How much do you really want to know about me?



I hear two conflicting comments about relationships in our modern world. It’s either “we don’t know our neighbors anymore,” or “we know way too much about each other.”

Contradictory as it seems, I find it to be true. I have lived in my neighborhood for 16 years now. I used to know everyone down my block and at least a couple houses in each direction on the next blocks. I have found that I have stopped making an effort to get to know new people who move in. On the other hand, despite the fact that I have not seen them for decades, I now way more than I ever wanted to know about the sex lives and relationships of a couple of my old high school classmates thanks to their “oversharing” on Facebook. (Strangely, I only had one neighbor who was ever a Facebook friend – maybe we don’t want to know what’s going on next door!)
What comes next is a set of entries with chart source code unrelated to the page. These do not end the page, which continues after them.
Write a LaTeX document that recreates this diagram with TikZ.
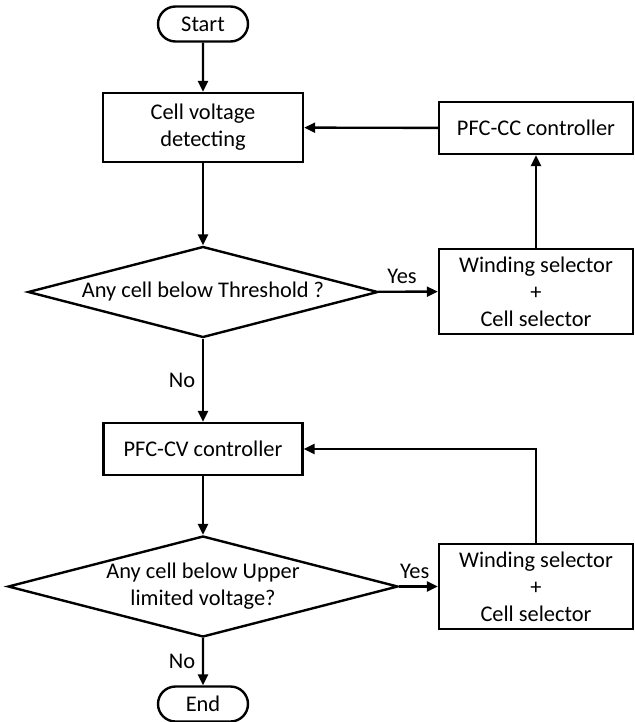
\documentclass[tikz,border=0pt]{standalone}
\usepackage{fontspec}
\setmainfont{Carlito}
\usepackage{tikz}
\usetikzlibrary{shapes.geometric, shapes.misc, arrows.meta, positioning, calc}

\begin{document}
\begin{tikzpicture}[
    x=0.5pt, y=-0.5pt,
    every node/.style={font=\fontsize{11.2}{13.5}\selectfont},
    terminal/.style={rounded rectangle, draw, line width=1.2pt, minimum width=45pt, minimum height=17.5pt, inner sep=0pt},
    process/.style={rectangle, draw, line width=1.2pt, align=center, inner sep=0pt},
    decision/.style={diamond, draw, line width=1.2pt, align=center, aspect=3.85, inner sep=0pt},
    flow/.style={-{Triangle[length=5.5pt, width=5pt]}, line width=1.2pt}
]
    \useasboundingbox (0,0) rectangle (634,722);

    \node[terminal] (start) at (203,24) {Start};
    \node[process, minimum width=100pt, minimum height=34.5pt] (detect) at (203,127.5) {Cell voltage\\detecting};
    \node[process, minimum width=97pt, minimum height=26pt] (cc) at (536,128) {PFC-CC controller};
    \node[decision, minimum width=175pt, minimum height=45.5pt] (q1) at (203,292) {Any cell below Threshold ?};
    \node[process, minimum width=97pt, minimum height=42.5pt] (wsel1) at (536,291.5) {Winding selector\\+\\Cell selector};
    \node[process, minimum width=99.5pt, minimum height=26pt] (cv) at (203,449) {PFC-CV controller};
    \node[decision, minimum width=195pt, minimum height=50.5pt] (q2) at (203,586.5) {Any cell below Upper\\limited voltage?};
    \node[process, minimum width=97pt, minimum height=42.5pt] (wsel2) at (536,586.5) {Winding selector\\+\\Cell selector};
    \node[terminal] (stop) at (203,704) {End};

    % main flow
    \draw[flow] (start) -- (detect);
    \draw[flow] (detect) -- (q1);
    \draw[flow] (q1) -- node[left]{No} (cv);
    \draw[flow] (cv) -- (q2);
    \draw[flow] (q2) -- node[left]{No} (stop);

    % constant current loop
    \draw[flow] (q1) -- node[above, pos=0.4]{Yes} (wsel1);
    \draw[flow] (wsel1) -- (cc);
    \draw[flow] (cc) -- (detect);

    % constant voltage loop
    \draw[flow] (q2) -- node[above, pos=0.4]{Yes} (wsel2);
    \draw[flow] (wsel2) |- (cv);

\end{tikzpicture}
\end{document}
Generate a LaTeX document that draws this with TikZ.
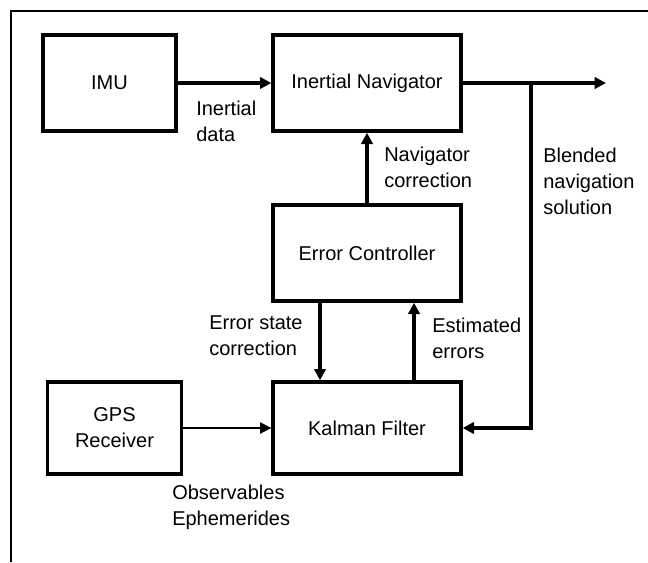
\documentclass[tikz,border=0pt]{standalone}
\usepackage{fontspec}
\setmainfont{Liberation Sans}
\usetikzlibrary{arrows.meta}
\begin{document}
\begin{tikzpicture}[x=0.75pt,y=-0.75pt,
  font=\fontsize{15}{19.5}\selectfont,
  blk/.style={draw,line width=2.5pt,minimum width=188*0.75pt,minimum height=96*0.75pt,inner sep=0pt,align=center},
  lbl/.style={anchor=west,align=left,inner sep=0pt},
  conn/.style={line width=2.4pt,-{Triangle[length=8.5pt,width=8.5pt]}},
  thinconn/.style={line width=1.1pt,-{Triangle[length=8.5pt,width=8.5pt]}},
  plain/.style={line width=2.4pt}]
\useasboundingbox (0,0) rectangle (648,562);
\draw[line width=1.6pt] (11,562) -- (11,11) -- (648,11);

\node[blk,minimum width=133*0.75pt] (imu) at (109.5,83) {IMU};
\node[blk] (nav) at (367,83) {Inertial Navigator};
\node[blk] (ec) at (367,253) {Error Controller};
\node[blk,minimum height=92*0.75pt] (kf) at (367,428) {Kalman Filter};
\node[blk,minimum width=134*0.75pt,minimum height=92*0.75pt] (gps) at (114.5,428) {GPS\\Receiver};

\coordinate (out) at (606,83);
\coordinate (br) at (531,83);
\coordinate (brd) at (531,428);

\draw[conn] (imu.east) -- (nav.west);
\draw[conn] (nav.east) -- (out);
\draw[conn] (br) -- (brd) -- (kf.east);
\draw[conn] (ec.north) -- (nav.south);
\draw[conn] ([xshift=-47*0.75pt]ec.south) -- ([xshift=-47*0.75pt]kf.north);
\draw[conn] ([xshift=47*0.75pt]kf.north) -- ([xshift=47*0.75pt]ec.south);
\draw[thinconn] (gps.east) -- (kf.west);

\node[lbl] (l1) at (196,121) {Inertial\\data};
\node[lbl] (l2) at (384,167) {Navigator\\correction};
\node[lbl] (l3) at (543,181) {Blended\\navigation\\solution};
\node[lbl] (l4) at (209,336) {Error state\\correction};
\node[lbl] (l5) at (432,338) {Estimated\\errors};
\node[lbl] (l6) at (172,507) {Observables\\Ephemerides};
\end{tikzpicture}
\end{document}
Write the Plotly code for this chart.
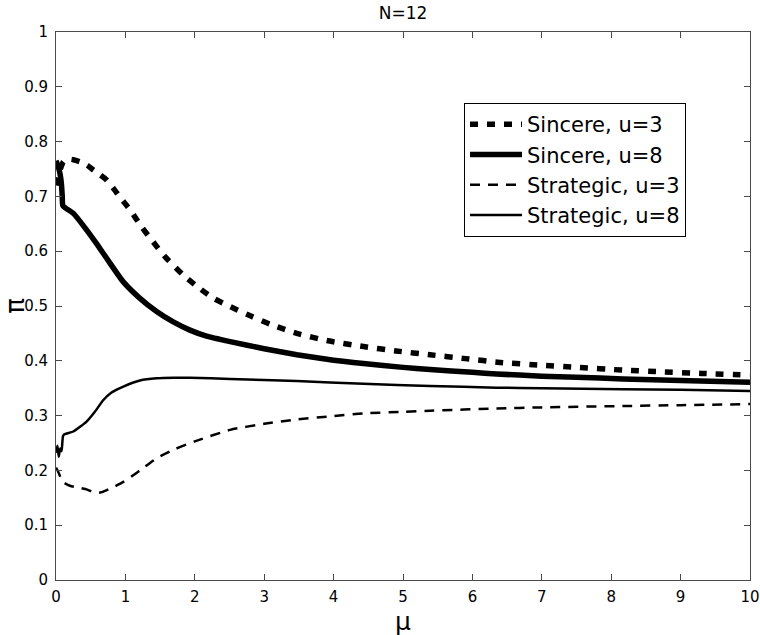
import plotly.graph_objects as go

# ---- data ----
mu_sin3 = [0, 0.05, 0.1, 0.15, 0.25, 0.35, 0.45, 0.54, 0.63, 0.73, 0.82, 0.92, 1.07, 1.23, 1.4, 1.57,
           1.83, 2.07, 2.27, 2.51, 2.8, 3.1, 3.47, 3.9, 4.43, 4.9, 5.39, 5.9, 6.4, 7.0, 7.5, 8.17, 8.7, 9.3, 10]
pi_sin3 = [0.72, 0.745, 0.762, 0.768, 0.767, 0.763, 0.757, 0.748, 0.740, 0.730, 0.716, 0.699, 0.675, 0.645,
           0.617, 0.590, 0.557, 0.532, 0.514, 0.499, 0.482, 0.466, 0.450, 0.437, 0.426, 0.418, 0.411, 0.404,
           0.397, 0.392, 0.388, 0.383, 0.380, 0.377, 0.374]

mu_sin8 = [0, 0.03, 0.06, 0.08, 0.09, 0.1, 0.25, 0.44, 0.6, 0.73, 0.85, 0.97, 1.21, 1.45, 1.69, 1.93, 2.17,
           2.51, 3.0, 3.47, 4.0, 4.43, 5.0, 5.39, 6.0, 6.35, 7.0, 7.5, 8.17, 9.0, 10]
pi_sin8 = [0.765, 0.755, 0.74, 0.72, 0.70, 0.683, 0.669, 0.639, 0.611, 0.587, 0.565, 0.544, 0.514, 0.490,
           0.471, 0.456, 0.445, 0.435, 0.422, 0.411, 0.401, 0.395, 0.388, 0.384, 0.379, 0.376, 0.372, 0.370,
           0.367, 0.364, 0.361]

mu_str3 = [0, 0.03, 0.1, 0.2, 0.35, 0.45, 0.56, 0.65, 0.73, 0.85, 0.97, 1.1, 1.21, 1.45, 1.7, 2.0, 2.51,
           3.0, 3.47, 4.0, 4.43, 5.0, 5.39, 6.35, 7.0, 8.17, 9.0, 10]
pi_str3 = [0.205, 0.198, 0.179, 0.172, 0.168, 0.165, 0.159, 0.160, 0.164, 0.171, 0.179, 0.190, 0.200, 0.222,
           0.238, 0.253, 0.274, 0.285, 0.293, 0.299, 0.304, 0.307, 0.309, 0.313, 0.315, 0.3175, 0.319, 0.321]

mu_str8 = [0, 0.02, 0.04, 0.06, 0.08, 0.1, 0.12, 0.25, 0.44, 0.56, 0.68, 0.8, 0.97, 1.21, 1.45, 1.7, 1.93,
           2.51, 3.47, 4.43, 5.39, 6.35, 7.0, 8.17, 9.0, 10]
pi_str8 = [0.232, 0.245, 0.225, 0.24, 0.235, 0.262, 0.266, 0.271, 0.289, 0.307, 0.328, 0.342, 0.353, 0.364,
           0.368, 0.369, 0.369, 0.367, 0.363, 0.358, 0.354, 0.351, 0.350, 0.348, 0.347, 0.345]

x_ticks = list(range(0, 11))
y_ticks = [0, 0.1, 0.2, 0.3, 0.4, 0.5, 0.6, 0.7, 0.8, 0.9, 1]
y_tick_text = ["0", "0.1", "0.2", "0.3", "0.4", "0.5", "0.6", "0.7", "0.8", "0.9", "1"]

FONT = "DejaVu Sans"
AX = "#4a4a4a"

fig = go.Figure()
fig.add_trace(go.Scatter(x=mu_sin3, y=pi_sin3, mode="lines", name="Sincere, u=3",
                         line=dict(color="black", width=5.5, dash="8px,9px", shape="spline", smoothing=0.6)))
fig.add_trace(go.Scatter(x=mu_sin8, y=pi_sin8, mode="lines", name="Sincere, u=8",
                         line=dict(color="black", width=5.5, shape="spline", smoothing=0.5)))
fig.add_trace(go.Scatter(x=mu_str3, y=pi_str3, mode="lines", name="Strategic, u=3",
                         line=dict(color="black", width=2.5, dash="10px,8px", shape="spline", smoothing=0.6)))
fig.add_trace(go.Scatter(x=mu_str8, y=pi_str8, mode="lines", name="Strategic, u=8",
                         line=dict(color="black", width=2.5, shape="spline", smoothing=0.5)))

axis_common = dict(showline=True, linecolor=AX, linewidth=1, mirror="ticks", ticks="inside",
                   ticklen=6, tickcolor=AX, tickwidth=1, showgrid=False, zeroline=False,
                   ticklabeloverflow="allow", automargin=False,
                   tickfont=dict(family=FONT, size=15, color="black"))

fig.update_layout(
    width=760, height=635,
    margin=dict(l=56, r=10, t=32, b=55, autoexpand=False),
    paper_bgcolor="white", plot_bgcolor="white",
    font=dict(family=FONT, color="black"),
    title=dict(text="N=12", x=0.5, xref="paper", y=1 - 13 / 635, yref="container",
               xanchor="center", yanchor="middle", font=dict(family=FONT, size=17, color="black")),
    xaxis=dict(range=[0, 10], tickvals=x_ticks, ticklabelstandoff=3, **axis_common),
    yaxis=dict(range=[0, 1], tickvals=y_ticks, ticktext=y_tick_text, ticklabelstandoff=4,
               title=dict(text="π", font=dict(family=FONT, size=26, color="black"), standoff=0),
               **axis_common),
    legend=dict(x=(464 - 56) / 694, y=(580 - 103) / 548, xanchor="left", yanchor="top",
                bgcolor="white", bordercolor="black", borderwidth=1, itemwidth=52,
                font=dict(family=FONT, size=21, color="black")),
    showlegend=True,
    annotations=[dict(text="μ", xref="paper", yref="paper", x=0.5, y=(580 - 621) / 548,
                      xanchor="center", yanchor="middle", showarrow=False,
                      font=dict(family=FONT, size=25, color="black"))],
)

fig.write_html("out.html", config={"displayModeBar": False},
               post_script="document.body.style.margin='0px';")
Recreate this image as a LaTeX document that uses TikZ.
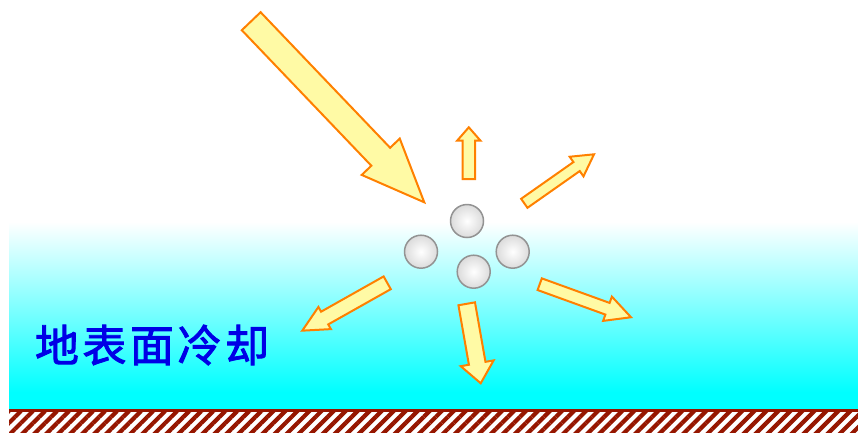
\documentclass[tikz,border=0pt]{standalone}
\usepackage{fontspec}
\usepackage{tikz}
\usetikzlibrary{patterns.meta}
\newfontfamily\cjk[FakeBold=2, LetterSpace=8]{Noto Sans CJK SC}
\definecolor{rayline}{RGB}{255,128,0}
\definecolor{rayfill}{RGB}{255,250,165}
\definecolor{groundred}{RGB}{150,22,0}
\definecolor{coolblue}{RGB}{0,0,230}
\definecolor{aqua}{RGB}{0,255,255}
\newcommand{\ray}[7]{%
  \draw[beam, shift={(#1,#2)}, rotate=#3] (0,-#5) -- ({#4-#7},-#5) -- ({#4-#7},-#6) -- (#4,0)
    -- ({#4-#7},#6) -- ({#4-#7},#5) -- (0,#5) -- cycle;}

\begin{document}
\begin{tikzpicture}[x=1pt, y=-1pt,
  beam/.style={draw=rayline, fill=rayfill, line width=2pt, line join=miter},
  particle/.style={circle, draw=gray!85, line width=1.5pt, inner color=white, outer color=gray!28, minimum size=33pt, inner sep=0pt}]
  \useasboundingbox (0,0) rectangle (858,432);
  \shade[top color=white, bottom color=aqua] (9,222) rectangle (858,392);
  \fill[aqua] (9,391.5) rectangle (858,409.5);
  \fill[white] (9,409) rectangle (858,432);
  \fill[pattern={Lines[angle=45, distance=8.5pt, line width=4.2pt]}, pattern color=groundred] (9,409) rectangle (858,432);
  \draw[groundred, line width=3pt] (9,410.5) -- (858,410.5);
  \ray{251.2}{21.2}{-46.3}{250.5}{13}{26.3}{63}
  \ray{468.8}{179}{90}{51.7}{6.2}{11.7}{13.4}
  \ray{524.3}{203.3}{35.1}{85.2}{5.5}{12}{21.3}
  \ray{539.7}{284.2}{-19.9}{97.1}{6.2}{12.9}{25}
  \ray{466.7}{303.8}{-80}{80.7}{8.4}{16.7}{20.3}
  \ray{387.2}{282.8}{209.4}{97.5}{7.3}{12.7}{25.7}
  \node[particle] (p1) at (467,221) {};
  \node[particle] (p2) at (421,251.7) {};
  \node[particle] (p3) at (512.7,251.7) {};
  \node[particle] (p4) at (473.7,271.7) {};
  \node[text=coolblue, font=\cjk\fontsize{44}{44}\selectfont, inner sep=0pt] (label) at (152,345) {地表面冷却};
\end{tikzpicture}
\end{document}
The blog site ThoughtCatalog has this funny-but-true list of “6 Facebook Statuses that Need to Stop Right Now.” A couple of those that jumped out at me were “The cliffhanger,” in which the poster puts up a cryptic, but serious-sounding message, leaving friends to wonder if they’re supposed to ask, call, rush over, call 911, or what. Another is “the shocker.” For example: “going to the ER,” inciting a similar panic. I also witnessed the very sad outcome of a premature Facebook share. A friend of mine was in a serious car accident (which turned out to be fatal), and another friend, after hearing about it, posted an update on Facebook. Unfortunately, that is how the victim’s son (in another state) learned of the tragedy, while sitting in a restaurant.

Clearly, some things should not be communicated via social media.

On the other hand, is it a good thing that people use social media to get things out in the open that they used to feel the need to hide? Dorie Clark has a thought-provoking article on the Huffington Post business blog that offers some things to think about when deciding how much to share.